Question

Lamaj is rides his bike over a piece of gum and continues riding his bike at a constant rate time = 1.25 seconds the game is at a maximum height above the ground and one second later the Commons on the ground again

Answer 1

Lamaj rides his bike over a piece of gum and continues riding his bike at a constant rate. At time = 1.25 seconds, the gum is at a maximum height above the ground and 1 second later the gum is on the ground again.

a. If the diameter of the wheel is 68 cm, write an equation that models the height of the gum in centimeters above the ground at any time, t, in seconds.

b. What is the height of the gum when Lamaj gets to the end of the block at t = 15.6 seconds?

c. When are the first and second times the gum reaches a height of 12 cm?

Answer:

Step-by-step explanation:

a)

We are being told that:

Lamaj rides his bike over a piece of gum and continues riding his bike at a constant rate. This keeps the wheel of his bike in Simple Harmonic Motion and the Trigonometric equation  that models the height of the gum in centimeters above the ground at any time, t, in seconds.  can be written as:

$\mathbf {y = 34cos (\pi (t-1.25))+34}$

where;

y =  is the height of the gum at a given time (t) seconds

34 = amplitude of the motion

the amplitude of the motion was obtained by finding the middle between the highest and lowest point on the cosine graph.

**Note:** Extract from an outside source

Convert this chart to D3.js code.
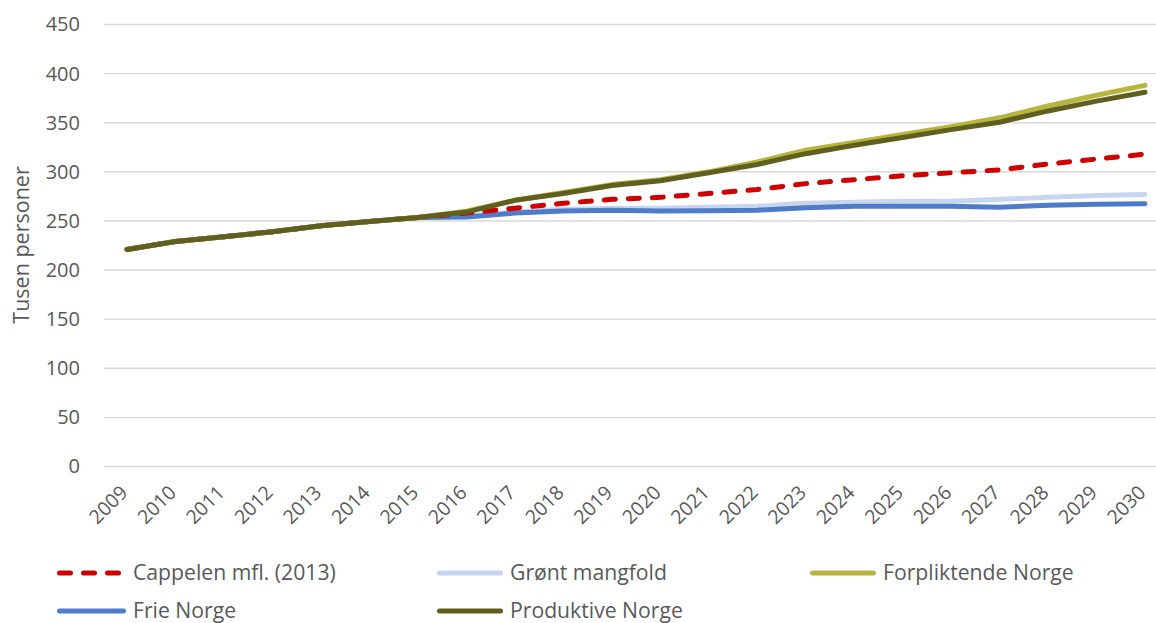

$\mathbf{ \pi}$ = the period of the graph

1.25 = maximum vertical height stretched by 1.25 m  to the horizontal

b) From the equation derived above;

if we replace t with 1.56 seconds ; we can determine the height of the gum when Lamaj gets to the end of the block .

So;

$\mathbf {y = 34cos (\pi (15.6-1.25))+34}$

$\mathbf {y = 34cos (\pi (14.35))+34}$

$\mathbf {y = 34cos (45.08)+34}$

$\mathbf{y = 58.01}$

Thus, the  gum is at 58.01 cm from the ground at  t = 15.6 seconds.

c)

When are the first and second times the gum reaches a height of 12 cm

This indicates the position of y; so y = 12 cm

From the same equation from (a); we have :

$\mathbf {y = 34 cos(\pi (t-1.25))+34}$

$\mathbf{12 = 34 cos ( \pi(t-1.25))+34}$

$\dfrac {12-34}{34} = cos (\pi(t-1.25))$

$\dfrac {-22}{34} = cos(\pi(t-1.25))$

$2.27 = (\pi (t-1.25)$

t = 2.72 seconds

Similarly, replacing cosine in the above equation with sine; we have:

$\mathbf {y = 34 sin (\pi (t-1.25))+34}$

$\mathbf{12 = 34 sin ( \pi(t-1.25))+34}$

$\dfrac {12-34}{34} = sin (\pi(t-1.25))$

$\dfrac {-22}{34} = sin (\pi(t-1.25))$

$-0.703 = (\pi(t-1.25))$

t = 2.527 seconds

Hence, the gum will reach 12 cm first at 2.527 sec and second time at 2.72 sec.